Vor dem letzten Konzert der Kammermusikalischen Vereinigung sah man viele erwartungsfrohe Gesichter im Kurfürstlichen Palais in Trier. Immerhin hatten sich Valery Oistrach und Ulrich Grosser angemeldet. Am Ende des Abends war von frohen Gesichtern allerdings nichts mehr zu sehen.

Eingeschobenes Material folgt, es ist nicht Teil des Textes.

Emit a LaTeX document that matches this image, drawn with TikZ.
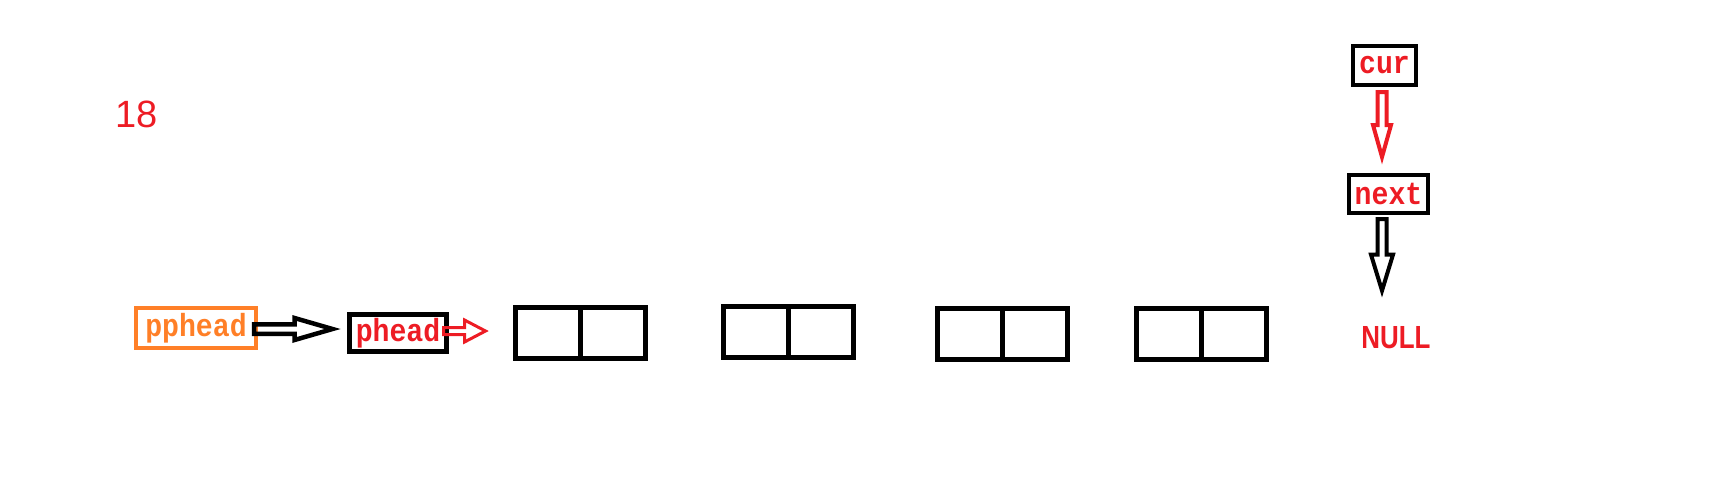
\documentclass[tikz,border=0pt]{standalone}
\usepackage{fontspec}
\setmainfont{Liberation Sans}
\newfontfamily\monolabel[FakeStretch=0.88]{Liberation Mono}
\newfontfamily\narrowsans[FakeStretch=0.81]{Liberation Sans}
\usetikzlibrary{positioning,calc}
\definecolor{paintred}{RGB}{237,28,36}
\definecolor{paintorange}{RGB}{255,127,39}

% hollow block arrow: [style]{start}{end}{shaft half width}{head half width}{head length}
\newcommand{\hollowarrow}[6][]{%
  \coordinate (ha-s) at (#2);
  \coordinate (ha-e) at (#3);
  \coordinate (ha-m) at ($(ha-e)!#6!(ha-s)$);
  \draw[line join=miter,#1] ($(ha-s)!#4!90:(ha-e)$) -- ($(ha-m)!#4!90:(ha-e)$)
    -- ($(ha-m)!#5!90:(ha-e)$) -- (ha-e) -- ($(ha-m)!#5!-90:(ha-e)$)
    -- ($(ha-m)!#4!-90:(ha-e)$) -- ($(ha-s)!#4!-90:(ha-e)$) -- cycle;
}

\tikzset{
  ptrbox/.style={draw=black, line width=4pt, inner sep=0pt, outer sep=0pt,
    text=paintred, font=\monolabel\bfseries\fontsize{32}{32}\selectfont},
  listnode/.style={draw=black, line width=5pt, inner sep=0pt, outer sep=0pt,
    minimum width=130pt, minimum height=51pt},
}

\begin{document}
\begin{tikzpicture}[x=1pt,y=-1pt]
  \useasboundingbox (0,0) rectangle (1728,499);

  \node[text=paintred, font=\fontsize{38}{38}\selectfont] (stepno) at (137,114) {18};

  % pointers and list
  \node[ptrbox, draw=paintorange, text=paintorange,
        minimum width=120pt, minimum height=40pt] (pphead) at (196,328) {pphead};
  \node[ptrbox, line width=5pt, minimum width=97pt, minimum height=37pt]
    (phead) at (398,333) {phead};
  \node[listnode] (n1) at (580.5,333) {};
  \node[listnode] (n2) at (788.5,332) {};
  \node[listnode] (n3) at (1002.5,334) {};
  \node[listnode] (n4) at (1201,334) {};
  \foreach \n in {n1,n2,n3,n4}
    \draw[line width=5pt] (\n.north) -- (\n.south);

  \node[ptrbox, minimum width=63pt, minimum height=39pt] (cur) at (1384.5,65.5) {cur};
  \node[ptrbox, minimum width=79pt, minimum height=38pt] (next) at (1388.5,194) {next};
  \node[text=paintred, inner sep=0pt,
        font=\narrowsans\bfseries\fontsize{32}{32}\selectfont] (null) at (1396,338) {NULL};

  % arrows
  \hollowarrow[line width=4.5pt]{[xshift=-2pt,yshift=-1pt]pphead.east}{[xshift=-17pt,yshift=4pt]phead.west}{4.75pt}{11pt}{38pt}
  \hollowarrow[draw=paintred, line width=3pt]{[xshift=-3pt,yshift=2pt]phead.east}{[xshift=-30pt,yshift=2pt]n1.west}{3.5pt}{11pt}{21pt}
  \hollowarrow[draw=paintred, line width=4pt]{[xshift=-2.5pt,yshift=-7pt]cur.south}{[xshift=-6.5pt,yshift=18pt]next.north}{4.5pt}{9pt}{32pt}
  \hollowarrow[line width=4pt]{[xshift=-6.5pt,yshift=-6pt]next.south}{[xshift=-14pt,yshift=36pt]null.north}{4.5pt}{11pt}{36pt}
\end{tikzpicture}
\end{document}
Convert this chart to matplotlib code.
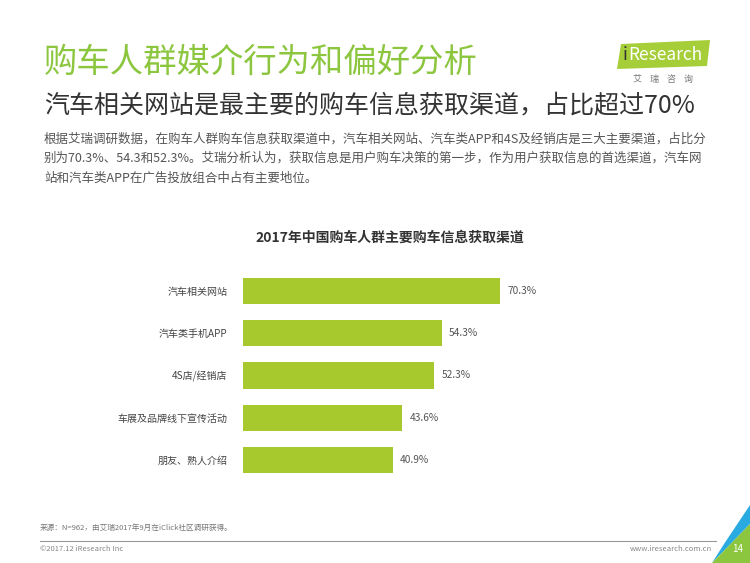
import matplotlib
matplotlib.use("Agg")
import matplotlib.pyplot as plt
from matplotlib.patches import Polygon

plt.rcParams['font.family'] = ['Noto Sans CJK SC', 'DejaVu Sans']

categories = ["汽车相关网站", "汽车类手机APP", "4S店/经销店", "车展及品牌线下宣传活动", "朋友、熟人介绍"]
values = [70.3, 54.3, 52.3, 43.6, 40.9]
value_labels = ["70.3%", "54.3%", "52.3%", "43.6%", "40.9%"]

W, H = 750, 563
fig = plt.figure(figsize=(7.5, 5.63), dpi=100)
fig.patch.set_facecolor("white")

def fx(x):
    return x / W

def fy(y):
    return 1 - y / H

# Header texts
fig.text(fx(44), fy(62), "购车人群媒介行为和偏好分析", fontsize=24, color="#8cc63f",
         va="center", ha="left")
fig.text(fx(44), fy(105), "汽车相关网站是最主要的购车信息获取渠道，占比超过70%", fontsize=18,
         color="#333333", va="center", ha="left")
body = ["根据艾瑞调研数据，在购车人群购车信息获取渠道中，汽车相关网站、汽车类APP和4S及经销店是三大主要渠道，占比分",
        "别为70.3%、54.3和52.3%。艾瑞分析认为，获取信息是用户购车决策的第一步，作为用户获取信息的首选渠道，汽车网",
        "站和汽车类APP在广告投放组合中占有主要地位。"]
for i, line in enumerate(body):
    fig.text(fx(44), fy(139 + i * 19.5), line, fontsize=9, color="#555555", va="center", ha="left")

# Logo
logo = Polygon([(fx(621), fy(44)), (fx(710), fy(40)), (fx(707), fy(66)), (fx(617), fy(69))],
               closed=True, transform=fig.transFigure, facecolor="#a6ce39", edgecolor="none")
fig.patches.append(logo)
fig.text(fx(623), fy(55), "i", fontsize=12.5, color="#333333", va="center", ha="left")
fig.text(fx(628), fy(55), "Research", fontsize=12.5, color="white", va="center", ha="left")
fig.text(fx(663), fy(79), "艾    瑞    咨    询", fontsize=6.5, color="#777777", va="center", ha="center")

# Chart title
fig.text(fx(390), fy(238), "2017年中国购车人群主要购车信息获取渠道", fontsize=10,
         fontweight="bold", color="#333333", va="center", ha="center")

# Bar chart
ax = fig.add_axes([fx(243), fy(481), 365.6 / W, 211 / H])
ypos = list(range(len(categories)))
ax.barh(ypos, values, height=0.62, color="#a8c92e")
ax.set_xlim(0, 100)
ax.set_ylim(len(categories) - 0.5, -0.5)
ax.set_yticks(ypos)
ax.set_yticklabels(categories, fontsize=7.2, color="#444444")
ax.tick_params(axis="y", length=0, pad=11)
ax.set_xticks([])
for s in ax.spines.values():
    s.set_visible(False)
for y, v, lab in zip(ypos, values, value_labels):
    ax.text(v + 2.0, y, lab, fontsize=7.3, color="#555555", va="center", ha="left")

# Footer
fig.text(fx(40), fy(528), "来源：N=962，由艾瑞2017年9月在iClick社区调研获得。", fontsize=5.5,
         color="#777777", va="center", ha="left")
fig.add_artist(plt.Line2D([fx(40), fx(716)], [fy(541), fy(541)], color="#999999", lw=0.8))
fig.text(fx(40), fy(549), "©2017.12 iResearch Inc", fontsize=5.5, color="#888888", va="center", ha="left")
fig.text(fx(712), fy(549), "www.iresearch.com.cn", fontsize=5.5, color="#888888", va="center", ha="right")

# Corner decoration
green = Polygon([(fx(712), fy(563)), (fx(750), fy(563)), (fx(750), fy(524))], closed=True,
                transform=fig.transFigure, facecolor="#8cc63f", edgecolor="none")
blue = Polygon([(fx(724), fy(544)), (fx(750), fy(505)), (fx(750), fy(524)), (fx(712), fy(563))],
               closed=True, transform=fig.transFigure, facecolor="#29abe2", edgecolor="none")
fig.patches.append(blue)
fig.patches.append(green)
fig.text(fx(738), fy(549), "14", fontsize=7, color="white", va="center", ha="center")

fig.savefig("out.png", dpi=100, facecolor="white")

Trier. Die Kammermusikalische Vereinigung in Trier leistet hervorragende Arbeit. Viele beglückende Momente hat Hanspeter Hilgers als Vorsitzender des Vereins den Freunden der Kammermusik schon bescheren können. Immer wieder sind es auch große und bekannte Namen, die dem Jahresprogramm einen besonderen Glanz verleihen. Ein besonderer Coup war Hilgers gelungen, indem er das Duo Valery Oistrach und Ulrich Grosser verpflichten konnte. Insbesondere der Name Oistrach genießt natürlich einen exzellenten Ruf. Wer erinnert sich nicht an den großen David Oistrach und an seinen nicht minder berühmten Sohn Igor. Beide zählten zu den hellsten Sternen am Geigerhimmel des letzten Jahrhunderts. Valery ist nun schon Geigenvirtuose in dritter Generation, der diesen berühmten Namen weiterträgt.Nomen est Omen, sagt der Lateiner, aber, ein großer Name alleine macht es nicht. Diese Erfahrung mussten auch die zahlreichen Konzertbesucher des reinen Bachkonzertes von Oistrach und Grosser machen. Auf dem Programm standen die Sonate e-Moll, BWV 1023, für Violine und Basso continuo, sowie die Sonaten in E-Dur, BWV 1016, h-Moll, BWV 1014, und G-Dur, BWV 1019, für Violine und konzertierendes Cembalo. Großartige Kompositionen, Edelsteine im Mosaik der barocken Kammermusik. Was aber machten Oistrach und der Cembalist Grosser daraus? Eine Zumutung, anders kann man es nicht bezeichnen. Dass ihr Spiel kaum etwas lebendiges hatte, das man barocke Affekte vergebens suchen musste, gehörte fast noch zu den verzeihlichen Dingen des Abends. Nein, es mangelte an substanziellen Dingen.Von Oistrach zu sagen, er hätte Intonationsprobleme gehabt, wäre zu vornehm. Er spielte über weite Strecken schlichtweg unsauber. Grossers Spiel zeichnete sich im Gegenzug durch eine viel zu geringe Trefferquote der richtigen Tasten am Cembalo aus. Was war dieser Abend? Eine öffentliche Probe, bei der zwei Musiker sich erstmals einigen Kompositionen widmeten, oder war es eine Mugge (Musik gegen Geld) in der Provinz, wo es nicht so genau drauf ankommt. Was auch immer, es war eine herbe Enttäuschung. Einige Konzertbesucher taten das einzig Richtige: Sie verließen in der Pause das Palais.